Наружную охрану несли солдаты жандармского корпуса; они заговаривали с нами, говорили, что они нас уважают - мы ведь не воры, а «политики». Некоторые соглашались передавать письма на волю. Тридцатого марта я послал письмо Асе. Вероятно, перед этим я получил от нее записку, которая меня огорчила, потому что писал: «Только сознание, что для дела важно, чтобы я имел известия с воли, чтобы я не отстал от движения, заставило меня обратиться к вам с просьбой писать мне». Мое письмо было найдено у Аси при обыске и приобщено к делу.
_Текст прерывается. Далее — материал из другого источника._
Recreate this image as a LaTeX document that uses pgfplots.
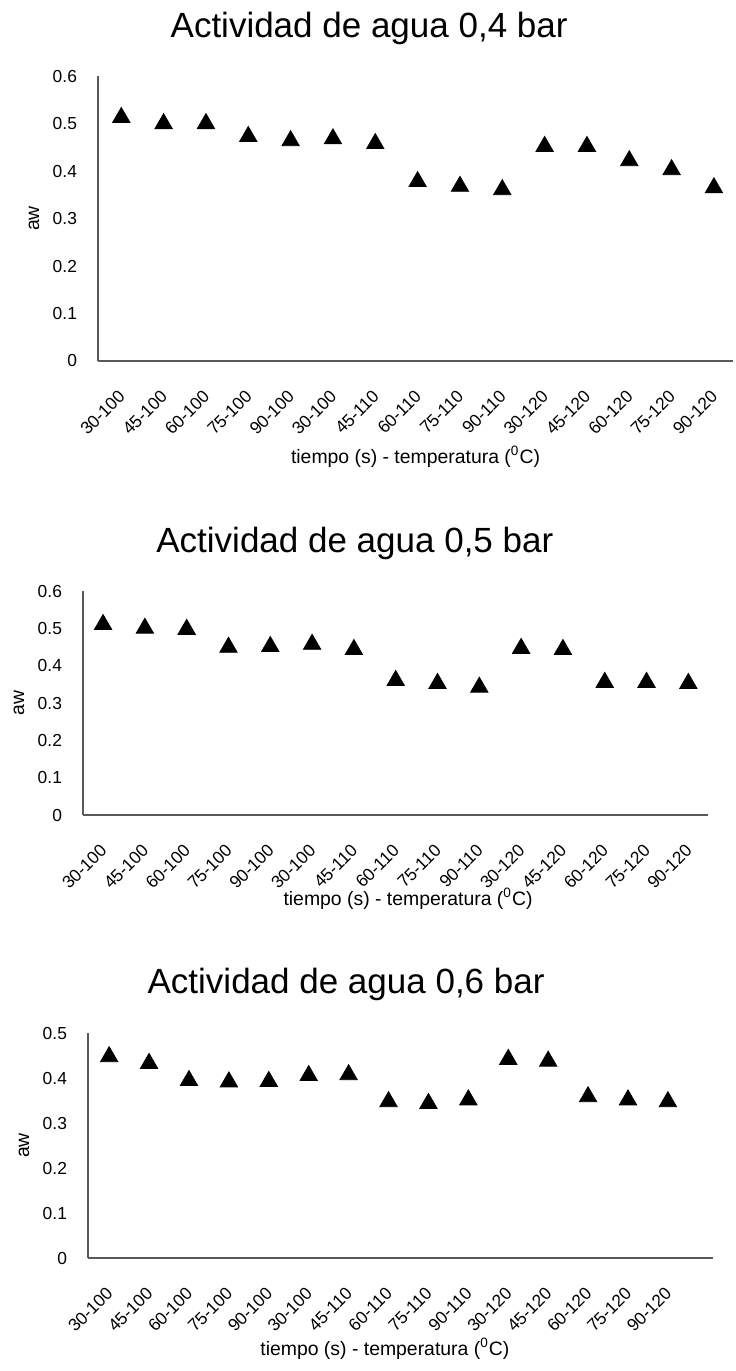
\documentclass[border=0pt]{standalone}
\usepackage{fontspec}
\setmainfont{Liberation Sans}
\usepackage{pgfplots}
\pgfplotsset{compat=1.18}

\definecolor{axisgray}{HTML}{595959}

% 1 px of the reference = 0.5pt
\pgfplotsset{
  awplot/.style={
    scale only axis,
    axis lines*=left,
    axis line style={draw=axisgray, line width=0.6pt, -},
    major tick length=0pt,
    ymin=0,
    ytick distance=0.1,
    xtick={0,...,14},
    xticklabels={30-100,45-100,60-100,75-100,90-100,30-100,45-110,60-110,75-110,90-110,30-120,45-120,60-120,75-120,90-120},
    % shift first, then rotate, so the shift stays in the page frame
    xticklabel style={xshift=-2pt, yshift=-9pt, rotate=45, anchor=north east, font=\fontsize{8.7}{10}\selectfont},
    yticklabel style={xshift=-7pt, font=\fontsize{8.7}{10}\selectfont},
    /pgf/number format/fixed,
    /pgf/number format/precision=1,
    /pgf/number format/assume math mode=true,
    ylabel={aw},
    ylabel style={at={([xshift=-32pt]axis description cs:0,0.5)}, anchor=center, font=\fontsize{9.7}{11}\selectfont},
    xlabel={tiempo (s) - temperatura (\textsuperscript{0}C)},
    xlabel style={anchor=base, font=\fontsize{9.7}{11}\selectfont},
    title style={anchor=base, font=\fontsize{17.5}{20}\selectfont},
    clip=false,
  },
  awmark/.style={only marks, mark=triangle*, mark size=5pt, black, mark options={yshift=-1.25pt}},
}

\begin{document}
\begin{tikzpicture}
\useasboundingbox (0,0) rectangle (367.5pt,-685.5pt);

% 0,4 bar
\begin{axis}[awplot,
  at={(49pt,-180.5pt)}, anchor=south west,
  width=317.5pt, height=142.5pt,
  xmin=-0.55, xmax=14.45, ymax=0.6,
  title={Actividad de agua 0,4 bar},
  title style={at={([yshift=13.5pt]axis description cs:0.427,1)}},
  xlabel style={at={([yshift=-51pt]axis description cs:0.5,0)}},
]
\addplot[awmark] coordinates {
  (0,0.518) (1,0.505) (2,0.505) (3,0.478) (4,0.469) (5,0.473) (6,0.463)
  (7,0.383) (8,0.373) (9,0.366) (10,0.457) (11,0.457) (12,0.427) (13,0.408) (14,0.370)
};
\end{axis}

% 0,5 bar
\begin{axis}[awplot,
  at={(41.5pt,-407.5pt)}, anchor=south west,
  width=312.5pt, height=112pt,
  xmin=-0.48, xmax=14.47, ymax=0.6,
  title={Actividad de agua 0,5 bar},
  title style={at={([yshift=13.5pt]axis description cs:0.435,1)}},
  xlabel style={at={([yshift=-45pt]axis description cs:0.52,0)}},
]
\addplot[awmark] coordinates {
  (0,0.517) (1,0.507) (2,0.504) (3,0.456) (4,0.458) (5,0.464) (6,0.450)
  (7,0.367) (8,0.359) (9,0.349) (10,0.453) (11,0.450) (12,0.362) (13,0.362) (14,0.359)
};
\end{axis}

% 0,6 bar
\begin{axis}[awplot,
  at={(44pt,-629pt)}, anchor=south west,
  width=312.5pt, height=112.5pt,
  xmin=-0.53, xmax=15.13, ymax=0.5,
  title={Actividad de agua 0,6 bar},
  title style={at={([yshift=14pt]axis description cs:0.413,1)}},
  xlabel style={at={([yshift=-48.5pt]axis description cs:0.475,0)}},
]
\addplot[awmark] coordinates {
  (0,0.453) (1,0.438) (2,0.400) (3,0.397) (4,0.398) (5,0.411) (6,0.413)
  (7,0.353) (8,0.349) (9,0.357) (10,0.447) (11,0.443) (12,0.364) (13,0.357) (14,0.353)
};
\end{axis}
\end{tikzpicture}
\end{document}
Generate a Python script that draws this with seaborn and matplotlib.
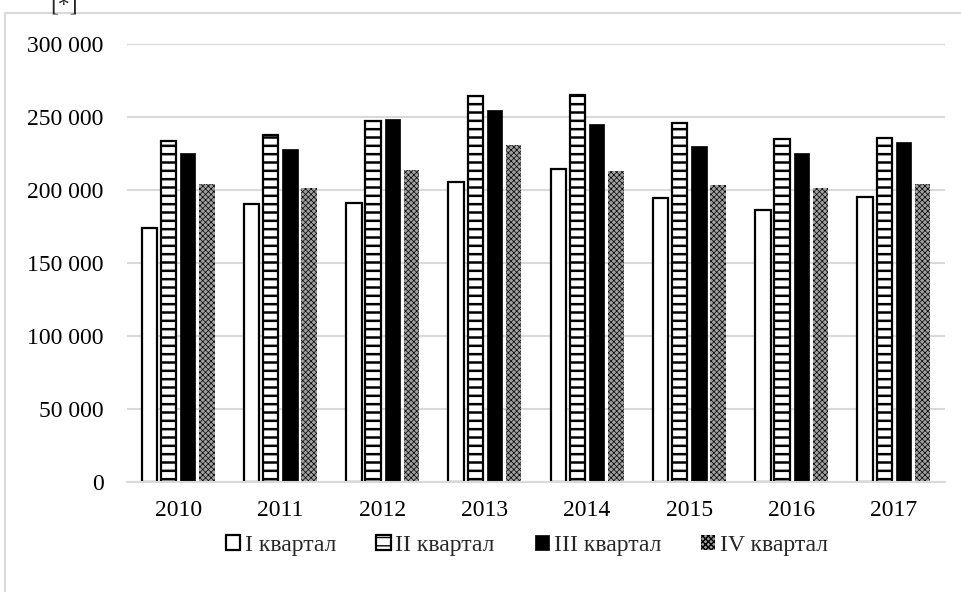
import numpy as np
import pandas as pd
import seaborn as sns
import matplotlib.pyplot as plt
from matplotlib.ticker import FuncFormatter
from matplotlib.patches import Rectangle

years = ['2010', '2011', '2012', '2013', '2014', '2015', '2016', '2017']
quarters = ['I квартал', 'II квартал', 'III квартал', 'IV квартал']
q1 = [174200, 190600, 191000, 205200, 214700, 194500, 186200, 194900]
q2 = [233400, 237900, 247500, 264300, 265400, 245900, 234600, 235800]
q3 = [225300, 228100, 248900, 254800, 245500, 230300, 225500, 233000]
q4 = [203900, 201200, 213700, 230500, 213100, 203400, 201400, 204100]

sns.set_style('white')
plt.rcParams['font.family'] = ['Liberation Serif', 'DejaVu Serif']
plt.rcParams['font.size'] = 17

rows = []
for q, vals in zip(quarters, [q1, q2, q3, q4]):
	for y, v in zip(years, vals):
		rows.append({'year': y, 'value': v, 'quarter': q})
df = pd.DataFrame(rows)

fig = plt.figure(figsize=(9.61, 5.92), dpi=100)
ax = fig.add_axes([127/961, 1-482/592, 818/961, 438/592])

sns.barplot(data=df, x='year', y='value', hue='quarter', hue_order=quarters,
	palette=['white', 'white', 'black', 'white'], width=0.75, gap=0.2,
	ax=ax, legend=False, saturation=1)

styles = [
	dict(fc='white', ec='black', hatch=None, lw=1.6),
	dict(fc='white', ec='black', hatch='--', lw=1.6),
	dict(fc='black', ec='black', hatch=None, lw=0.5),
	dict(fc='#a0a0a0', ec='black', hatch='xxxxxx', lw=0),
]
handles = []
for cont, st in zip(ax.containers, styles):
	for b in cont:
		b.set_facecolor(st['fc'])
		b.set_edgecolor(st['ec'])
		b.set_linewidth(st['lw'])
		if st['hatch']:
			b.set_hatch(st['hatch'])
			if hasattr(b, 'set_hatch_linewidth'):
				b.set_hatch_linewidth(1.8 if st['hatch'] == '--' else 0.5)
	handles.append(cont[0])

ax.set_ylim(0, 300000)
ax.set_yticks(np.arange(0, 300001, 50000))
ax.yaxis.set_major_formatter(FuncFormatter(lambda v, p: f'{int(v):,}'.replace(',', ' ')))
ax.yaxis.grid(True, color='#d9d9d9', lw=1.5)
ax.set_axisbelow(True)
for s in ['top', 'right', 'left']:
	ax.spines[s].set_visible(False)
ax.spines['bottom'].set_color('#d9d9d9')
ax.spines['bottom'].set_linewidth(1.5)
ax.tick_params(axis='both', length=0, labelsize=17, colors='black')
ax.tick_params(axis='y', pad=17)
ax.tick_params(axis='x', pad=13)
ax.set_xlabel('')
ax.set_ylabel('')

fig.legend(handles, quarters, loc='center', bbox_to_anchor=(527/961, 1-545/592),
	ncol=4, frameon=False, fontsize=17, handlelength=0.6, handleheight=0.6,
	handletextpad=0.2, columnspacing=1.7)

fig.patches.append(Rectangle((5/961, -0.1), 1.1, 1-13/592+0.1, transform=fig.transFigure,
	fill=False, ec='#d9d9d9', lw=1.5))
fig.text(50/961, 1+6/592, '[*]', fontsize=17, va='top')

fig.savefig('out.png', dpi=100)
По нему я вижу, что в тюрьме продолжал жить тем же, чем жил на воле. «Приятно слышать, что дело, выдержав такие препятствия, все же идет вперед. Но то же ваше письмо говорит мне за мой план - новые члены клуба могут быть весьма симпатичными парнями, но в их социал-демократичности я весьма сомневаюсь, и их организационная работа сведется к игре деток». (Я перечитываю эти строки и улыбаюсь семнадцатилетний мальчишка изобличает детские игры новых членов ученической организации!) Дальше я писал об общих политических вопросах: «Замоскворецкое общество самообразования» не разрешено, «Трудовой союз» закрыт; правительство, очевидно, решило запереть дверь из подполья. Мы должны ее взломать. Только одно не следует забывать - это только вспомогательное средство, а не центральное, которое должно лежать в работе в подполье».
После того как у Аси нашли это письмо, меня перевели из Мясницкой части в Сущевскую. Новая тюрьма показалась мне раем. В большой камере на нарах спало множество людей; нельзя было повернуться без того, чтобы не разбудить соседа. Все спорили, кричали, пели «Славное море, священный Байкал…». Смотритель был пьяницей, любил деньги, коньяк, шоколадные конфеты, одеколон Брокара; любил также общество интеллигентных людей, говорил: «Вы, политики,- умницы…» Разрешений на свидания не признавал, нужно было положить в бумагу три рубля. Передавать можно было все, но начальник брал себе то, что ему особенно нравилось. Иногда, изрядно выпив, он приходил в камеру, улыбаясь, слушал споры эсдеков с эсерами и приговаривал: «Вот вы ругаетесь, а я всех вас люблю - и эсеров, и большевиков, и меньшевиков. Люди вы умные, а что с Россией будет, это одному господу богу известно…» У него был мясистый багровый нос в угрях, и от него всегда несло спиртом.
Некоторые заключенные возмущались: весь день крик, нельзя почитать. Выбрали старосту, очкастого меньшевика, он торжественно объявил, что с девяти часов утра до двенадцати шуметь запрещается. Ровно в девять три анархиста начали хрипло горланить: «Пусть черное знамя собой означает победу рабочего люда…» Они не признавали никакого регламента, даже смотритель перед ними робел: «Вы это того… преувеличиваете». (Когда в 1936 году мне привелось провести полгода с анархистами на Арагонском фронте, я вспоминал не раз камеру в Сущевской части.)